Your objective:
Give the data again exactly as written, skipping any pictures.

Given data:
━━━━━━━━
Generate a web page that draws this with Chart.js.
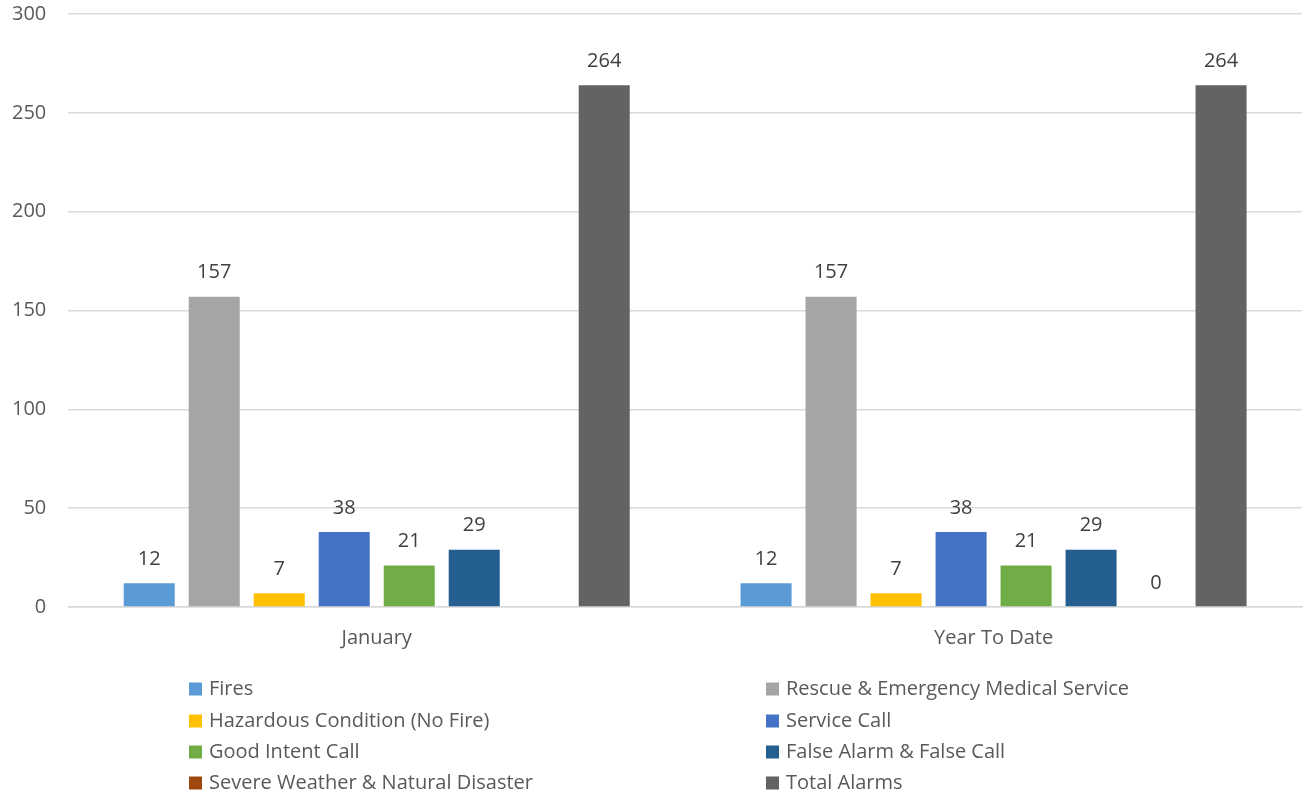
<!DOCTYPE html>
<html>
<head>
    <title>Alarms by Type</title>
    <style>
        html, body { margin: 0; padding: 0; background: #ffffff; }
        #chart-container { position: relative; width: 1304px; height: 798px; }
    </style>
</head>
<body>
    <div id="chart-container">
        <canvas id="myChart"></canvas>
    </div>

    <script src="https://cdn.jsdelivr.net/npm/chart.js"></script>
    <script>
        // Categories and series values
        const categories = ['January', 'Year To Date'];
        const seriesNames = [
            'Fires',
            'Rescue & Emergency Medical Service',
            'Hazardous Condition (No Fire)',
            'Service Call',
            'Good Intent Call',
            'False Alarm & False Call',
            'Severe Weather & Natural Disaster',
            'Total Alarms'
        ];
        const fires = [12, 12];
        const rescueEms = [157, 157];
        const hazardous = [7, 7];
        const serviceCall = [38, 38];
        const goodIntent = [21, 21];
        const falseAlarm = [29, 29];
        const severeWeather = [null, 0];
        const totalAlarms = [264, 264];
        const yTicks = [0, 50, 100, 150, 200, 250, 300];

        const seriesValues = [fires, rescueEms, hazardous, serviceCall, goodIntent, falseAlarm, severeWeather, totalAlarms];
        const colors = ['#5B9BD5', '#A5A5A5', '#FFC000', '#4472C4', '#70AD47', '#255E91', '#9E480E', '#636363'];

        const fontFamily = "'Open Sans', 'Liberation Sans', sans-serif";
        const textColor = '#595959';

        // Value labels above each bar
        const barLabels = {
            id: 'barLabels',
            afterDatasetsDraw(chart) {
                const ctx = chart.ctx;
                ctx.save();
                ctx.font = '20px ' + fontFamily;
                ctx.fillStyle = '#404040';
                ctx.textAlign = 'center';
                ctx.textBaseline = 'middle';
                chart.data.datasets.forEach((ds, i) => {
                    const meta = chart.getDatasetMeta(i);
                    meta.data.forEach((bar, j) => {
                        const v = ds.data[j];
                        if (v === null || v === undefined) return;
                        ctx.fillText(String(v), bar.x, bar.y - 24);
                    });
                });
                ctx.restore();
            }
        };

        // Two-column legend under the plot
        const twoColLegend = {
            id: 'twoColLegend',
            afterDraw(chart) {
                const ctx = chart.ctx;
                ctx.save();
                ctx.font = '20px ' + fontFamily;
                ctx.textBaseline = 'middle';
                ctx.textAlign = 'left';
                const colX = [189, 766];
                const rowY = [689, 721, 752, 783];
                chart.data.datasets.forEach((ds, i) => {
                    const x = colX[i % 2];
                    const y = rowY[Math.floor(i / 2)];
                    ctx.fillStyle = ds.backgroundColor;
                    ctx.fillRect(x, y - 6.5, 13, 13);
                    ctx.fillStyle = textColor;
                    ctx.fillText(ds.label, x + 20, y);
                });
                ctx.restore();
            }
        };

        const ctx = document.getElementById('myChart').getContext('2d');
        const myChart = new Chart(ctx, {
            type: 'bar',
            data: {
                labels: categories,
                datasets: seriesNames.map((name, i) => ({
                    label: name,
                    data: seriesValues[i],
                    backgroundColor: colors[i],
                    borderWidth: 0,
                    categoryPercentage: 0.843,
                    barPercentage: 0.785
                }))
            },
            options: {
                responsive: true,
                maintainAspectRatio: false,
                animation: false,
                layout: {
                    padding: { top: 1, right: 2, bottom: 137, left: 10 }
                },
                scales: {
                    x: {
                        grid: { display: false },
                        border: { display: true, color: '#d9d9d9', width: 1.5 },
                        ticks: {
                            color: textColor,
                            font: { family: fontFamily, size: 20 },
                            padding: 11
                        }
                    },
                    y: {
                        min: 0,
                        max: 300,
                        afterBuildTicks(axis) {
                            axis.ticks = yTicks.map(v => ({ value: v }));
                        },
                        grid: {
                            color: '#d9d9d9',
                            lineWidth: 1.5,
                            drawTicks: true,
                            tickLength: 20,
                            tickColor: 'rgba(0,0,0,0)'
                        },
                        border: { display: false },
                        ticks: {
                            color: textColor,
                            font: { family: fontFamily, size: 20 },
                            padding: 2
                        }
                    }
                },
                plugins: {
                    legend: { display: false },
                    tooltip: { enabled: false }
                }
            },
            plugins: [barLabels, twoColLegend]
        });
    </script>
</body>
</html>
━━━━━━━━
Result:
Generate a web page that draws this with Chart.js.
<!DOCTYPE html>
<html>
<head>
    <title>Alarms by Type</title>
    <style>
        html, body { margin: 0; padding: 0; background: #ffffff; }
        #chart-container { position: relative; width: 1304px; height: 798px; }
    </style>
</head>
<body>
    <div id="chart-container">
        <canvas id="myChart"></canvas>
    </div>

    <script src="https://cdn.jsdelivr.net/npm/chart.js"></script>
    <script>
        // Categories and series values
        const categories = ['January', 'Year To Date'];
        const seriesNames = [
            'Fires',
            'Rescue & Emergency Medical Service',
            'Hazardous Condition (No Fire)',
            'Service Call',
            'Good Intent Call',
            'False Alarm & False Call',
            'Severe Weather & Natural Disaster',
            'Total Alarms'
        ];
        const fires = [12, 12];
        const rescueEms = [157, 157];
        const hazardous = [7, 7];
        const serviceCall = [38, 38];
        const goodIntent = [21, 21];
        const falseAlarm = [29, 29];
        const severeWeather = [null, 0];
        const totalAlarms = [264, 264];
        const yTicks = [0, 50, 100, 150, 200, 250, 300];

        const seriesValues = [fires, rescueEms, hazardous, serviceCall, goodIntent, falseAlarm, severeWeather, totalAlarms];
        const colors = ['#5B9BD5', '#A5A5A5', '#FFC000', '#4472C4', '#70AD47', '#255E91', '#9E480E', '#636363'];

        const fontFamily = "'Open Sans', 'Liberation Sans', sans-serif";
        const textColor = '#595959';

        // Value labels above each bar
        const barLabels = {
            id: 'barLabels',
            afterDatasetsDraw(chart) {
                const ctx = chart.ctx;
                ctx.save();
                ctx.font = '20px ' + fontFamily;
                ctx.fillStyle = '#404040';
                ctx.textAlign = 'center';
                ctx.textBaseline = 'middle';
                chart.data.datasets.forEach((ds, i) => {
                    const meta = chart.getDatasetMeta(i);
                    meta.data.forEach((bar, j) => {
                        const v = ds.data[j];
                        if (v === null || v === undefined) return;
                        ctx.fillText(String(v), bar.x, bar.y - 24);
                    });
                });
                ctx.restore();
            }
        };

        // Two-column legend under the plot
        const twoColLegend = {
            id: 'twoColLegend',
            afterDraw(chart) {
                const ctx = chart.ctx;
                ctx.save();
                ctx.font = '20px ' + fontFamily;
                ctx.textBaseline = 'middle';
                ctx.textAlign = 'left';
                const colX = [189, 766];
                const rowY = [689, 721, 752, 783];
                chart.data.datasets.forEach((ds, i) => {
                    const x = colX[i % 2];
                    const y = rowY[Math.floor(i / 2)];
                    ctx.fillStyle = ds.backgroundColor;
                    ctx.fillRect(x, y - 6.5, 13, 13);
                    ctx.fillStyle = textColor;
                    ctx.fillText(ds.label, x + 20, y);
                });
                ctx.restore();
            }
        };

        const ctx = document.getElementById('myChart').getContext('2d');
        const myChart = new Chart(ctx, {
            type: 'bar',
            data: {
                labels: categories,
                datasets: seriesNames.map((name, i) => ({
                    label: name,
                    data: seriesValues[i],
                    backgroundColor: colors[i],
                    borderWidth: 0,
                    categoryPercentage: 0.843,
                    barPercentage: 0.785
                }))
            },
            options: {
                responsive: true,
                maintainAspectRatio: false,
                animation: false,
                layout: {
                    padding: { top: 1, right: 2, bottom: 137, left: 10 }
                },
                scales: {
                    x: {
                        grid: { display: false },
                        border: { display: true, color: '#d9d9d9', width: 1.5 },
                        ticks: {
                            color: textColor,
                            font: { family: fontFamily, size: 20 },
                            padding: 11
                        }
                    },
                    y: {
                        min: 0,
                        max: 300,
                        afterBuildTicks(axis) {
                            axis.ticks = yTicks.map(v => ({ value: v }));
                        },
                        grid: {
                            color: '#d9d9d9',
                            lineWidth: 1.5,
                            drawTicks: true,
                            tickLength: 20,
                            tickColor: 'rgba(0,0,0,0)'
                        },
                        border: { display: false },
                        ticks: {
                            color: textColor,
                            font: { family: fontFamily, size: 20 },
                            padding: 2
                        }
                    }
                },
                plugins: {
                    legend: { display: false },
                    tooltip: { enabled: false }
                }
            },
            plugins: [barLabels, twoColLegend]
        });
    </script>
</body>
</html>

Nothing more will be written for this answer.